--- MATERIAL ---

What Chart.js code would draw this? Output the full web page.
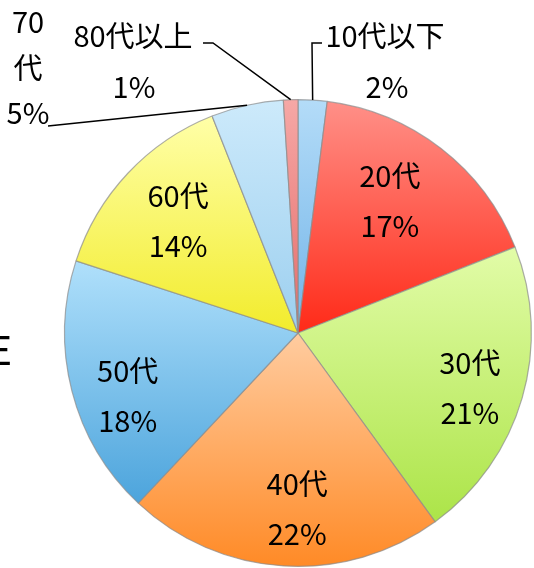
<!DOCTYPE html>
<html>
<head>
<meta charset="utf-8">
<script src="https://cdn.jsdelivr.net/npm/chart.js@4.4.0/dist/chart.umd.min.js"></script>
<style>
body{margin:0;background:#fff;}
</style>
</head>
<body>
<canvas id="pie" width="534" height="568"></canvas>
<script>
var ageLabels = ["10代以下", "20代", "30代", "40代", "50代", "60代", "70代", "80代以上"];
var ageShares = [2, 17, 21, 22, 18, 14, 5, 1];
var topColors = ["#b4dcf8", "#ff9088", "#e2fca8", "#ffcca0", "#b0e0fb", "#ffffa8", "#cdeafb", "#f6a8a6"];
var bottomColors = ["#72b4e8", "#ff2a18", "#ace448", "#ff8a26", "#4ca4dc", "#f2ec2c", "#9ccfef", "#e46c6a"];

// small slices get their labels outside with a leader line
var outsideLabels = {
  "10代以下": {lines: [["10代以下", 385, 36], ["2%", 387, 87]], leader: [[322, 43], [312, 43]]},
  "80代以上": {lines: [["80代以上", 133, 36], ["1%", 134, 87]], leader: [[203, 43], [213, 43]]},
  "70代": {lines: [["70", 28, 22], ["代", 28, 68], ["5%", 28, 113]], leader: [[48, 126]]}
};
// small shifts of the inside labels
var labelNudge = {"20代": [-14, 4], "30代": [6, 7], "40代": [10, 4], "50代": [-3, 20], "60代": [6, 6]};

function sliceFill(context) {
  var chart = context.chart;
  var area = chart.chartArea;
  var i = context.dataIndex;
  if (!area) return bottomColors[i];
  var cx = (area.left + area.right) / 2, cy = (area.top + area.bottom) / 2;
  var r = Math.min(area.right - area.left, area.bottom - area.top) / 2;
  var total = 0, before = 0;
  for (var k = 0; k < ageShares.length; k++) {
    total += ageShares[k];
    if (k < i) before += ageShares[k];
  }
  var a0 = -Math.PI / 2 + 2 * Math.PI * before / total;
  var a1 = a0 + 2 * Math.PI * ageShares[i] / total;
  var ys = [cy, cy + r * Math.sin(a0), cy + r * Math.sin(a1)];
  [-Math.PI / 2, Math.PI / 2, 3 * Math.PI / 2].forEach(function (a) {
    if (a >= a0 && a <= a1) ys.push(cy + r * Math.sin(a));
  });
  var g = chart.ctx.createLinearGradient(0, Math.min.apply(null, ys), 0, Math.max.apply(null, ys));
  g.addColorStop(0, topColors[i]);
  g.addColorStop(1, bottomColors[i]);
  return g;
}

var labelPlugin = {
  id: 'sliceLabels',
  afterDatasetsDraw: function (chart) {
    var ctx = chart.ctx;
    var arcs = chart.getDatasetMeta(0).data;
    ctx.save();
    ctx.font = '29px "Noto Sans CJK JP"';
    ctx.fillStyle = '#000';
    ctx.textAlign = 'center';
    ctx.textBaseline = 'middle';
    arcs.forEach(function (arc, i) {
      var p = arc.getProps(['x', 'y', 'startAngle', 'endAngle', 'outerRadius'], true);
      var mid = (p.startAngle + p.endAngle) / 2;
      var out = outsideLabels[ageLabels[i]];
      if (!out) {
        var r = p.outerRadius * 0.74;
        var n = labelNudge[ageLabels[i]] || [0, 0];
        var lx = p.x + Math.cos(mid) * r + n[0], ly = p.y + Math.sin(mid) * r + n[1];
        ctx.fillText(ageLabels[i], lx, ly - 25);
        ctx.fillText(ageShares[i] + '%', lx, ly + 25);
      } else {
        out.lines.forEach(function (l) { ctx.fillText(l[0], l[1], l[2]); });
        ctx.beginPath();
        ctx.strokeStyle = '#000';
        ctx.lineWidth = 1.5;
        ctx.moveTo(out.leader[0][0], out.leader[0][1]);
        for (var j = 1; j < out.leader.length; j++) ctx.lineTo(out.leader[j][0], out.leader[j][1]);
        ctx.lineTo(p.x + Math.cos(mid) * p.outerRadius, p.y + Math.sin(mid) * p.outerRadius);
        ctx.stroke();
      }
    });
    // cut-off character at the left edge
    ctx.font = '40px "Noto Sans CJK JP"';
    ctx.textAlign = 'right';
    ctx.fillText('E', 12, 350);
    ctx.restore();
  }
};

new Chart(document.getElementById('pie'), {
  type: 'pie',
  data: {
    labels: ageLabels,
    datasets: [{
      data: ageShares,
      backgroundColor: sliceFill,
      borderColor: 'rgba(140,140,140,0.7)',
      borderWidth: 1.2
    }]
  },
  options: {
    responsive: false,
    animation: false,
    layout: {padding: {left: 64, right: 2, top: 99, bottom: 1}},
    plugins: {
      legend: {display: false},
      tooltip: {enabled: false}
    }
  },
  plugins: [labelPlugin]
});
</script>
</body>
</html>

---

*PROBLEM TO SOLVE*: Make an exact copy of the data, leaving its pictures out.

*COMPLETED EXERCISE*:
What Chart.js code would draw this? Output the full web page.
<!DOCTYPE html>
<html>
<head>
<meta charset="utf-8">
<script src="https://cdn.jsdelivr.net/npm/chart.js@4.4.0/dist/chart.umd.min.js"></script>
<style>
body{margin:0;background:#fff;}
</style>
</head>
<body>
<canvas id="pie" width="534" height="568"></canvas>
<script>
var ageLabels = ["10代以下", "20代", "30代", "40代", "50代", "60代", "70代", "80代以上"];
var ageShares = [2, 17, 21, 22, 18, 14, 5, 1];
var topColors = ["#b4dcf8", "#ff9088", "#e2fca8", "#ffcca0", "#b0e0fb", "#ffffa8", "#cdeafb", "#f6a8a6"];
var bottomColors = ["#72b4e8", "#ff2a18", "#ace448", "#ff8a26", "#4ca4dc", "#f2ec2c", "#9ccfef", "#e46c6a"];

// small slices get their labels outside with a leader line
var outsideLabels = {
  "10代以下": {lines: [["10代以下", 385, 36], ["2%", 387, 87]], leader: [[322, 43], [312, 43]]},
  "80代以上": {lines: [["80代以上", 133, 36], ["1%", 134, 87]], leader: [[203, 43], [213, 43]]},
  "70代": {lines: [["70", 28, 22], ["代", 28, 68], ["5%", 28, 113]], leader: [[48, 126]]}
};
// small shifts of the inside labels
var labelNudge = {"20代": [-14, 4], "30代": [6, 7], "40代": [10, 4], "50代": [-3, 20], "60代": [6, 6]};

function sliceFill(context) {
  var chart = context.chart;
  var area = chart.chartArea;
  var i = context.dataIndex;
  if (!area) return bottomColors[i];
  var cx = (area.left + area.right) / 2, cy = (area.top + area.bottom) / 2;
  var r = Math.min(area.right - area.left, area.bottom - area.top) / 2;
  var total = 0, before = 0;
  for (var k = 0; k < ageShares.length; k++) {
    total += ageShares[k];
    if (k < i) before += ageShares[k];
  }
  var a0 = -Math.PI / 2 + 2 * Math.PI * before / total;
  var a1 = a0 + 2 * Math.PI * ageShares[i] / total;
  var ys = [cy, cy + r * Math.sin(a0), cy + r * Math.sin(a1)];
  [-Math.PI / 2, Math.PI / 2, 3 * Math.PI / 2].forEach(function (a) {
    if (a >= a0 && a <= a1) ys.push(cy + r * Math.sin(a));
  });
  var g = chart.ctx.createLinearGradient(0, Math.min.apply(null, ys), 0, Math.max.apply(null, ys));
  g.addColorStop(0, topColors[i]);
  g.addColorStop(1, bottomColors[i]);
  return g;
}

var labelPlugin = {
  id: 'sliceLabels',
  afterDatasetsDraw: function (chart) {
    var ctx = chart.ctx;
    var arcs = chart.getDatasetMeta(0).data;
    ctx.save();
    ctx.font = '29px "Noto Sans CJK JP"';
    ctx.fillStyle = '#000';
    ctx.textAlign = 'center';
    ctx.textBaseline = 'middle';
    arcs.forEach(function (arc, i) {
      var p = arc.getProps(['x', 'y', 'startAngle', 'endAngle', 'outerRadius'], true);
      var mid = (p.startAngle + p.endAngle) / 2;
      var out = outsideLabels[ageLabels[i]];
      if (!out) {
        var r = p.outerRadius * 0.74;
        var n = labelNudge[ageLabels[i]] || [0, 0];
        var lx = p.x + Math.cos(mid) * r + n[0], ly = p.y + Math.sin(mid) * r + n[1];
        ctx.fillText(ageLabels[i], lx, ly - 25);
        ctx.fillText(ageShares[i] + '%', lx, ly + 25);
      } else {
        out.lines.forEach(function (l) { ctx.fillText(l[0], l[1], l[2]); });
        ctx.beginPath();
        ctx.strokeStyle = '#000';
        ctx.lineWidth = 1.5;
        ctx.moveTo(out.leader[0][0], out.leader[0][1]);
        for (var j = 1; j < out.leader.length; j++) ctx.lineTo(out.leader[j][0], out.leader[j][1]);
        ctx.lineTo(p.x + Math.cos(mid) * p.outerRadius, p.y + Math.sin(mid) * p.outerRadius);
        ctx.stroke();
      }
    });
    // cut-off character at the left edge
    ctx.font = '40px "Noto Sans CJK JP"';
    ctx.textAlign = 'right';
    ctx.fillText('E', 12, 350);
    ctx.restore();
  }
};

new Chart(document.getElementById('pie'), {
  type: 'pie',
  data: {
    labels: ageLabels,
    datasets: [{
      data: ageShares,
      backgroundColor: sliceFill,
      borderColor: 'rgba(140,140,140,0.7)',
      borderWidth: 1.2
    }]
  },
  options: {
    responsive: false,
    animation: false,
    layout: {padding: {left: 64, right: 2, top: 99, bottom: 1}},
    plugins: {
      legend: {display: false},
      tooltip: {enabled: false}
    }
  },
  plugins: [labelPlugin]
});
</script>
</body>
</html>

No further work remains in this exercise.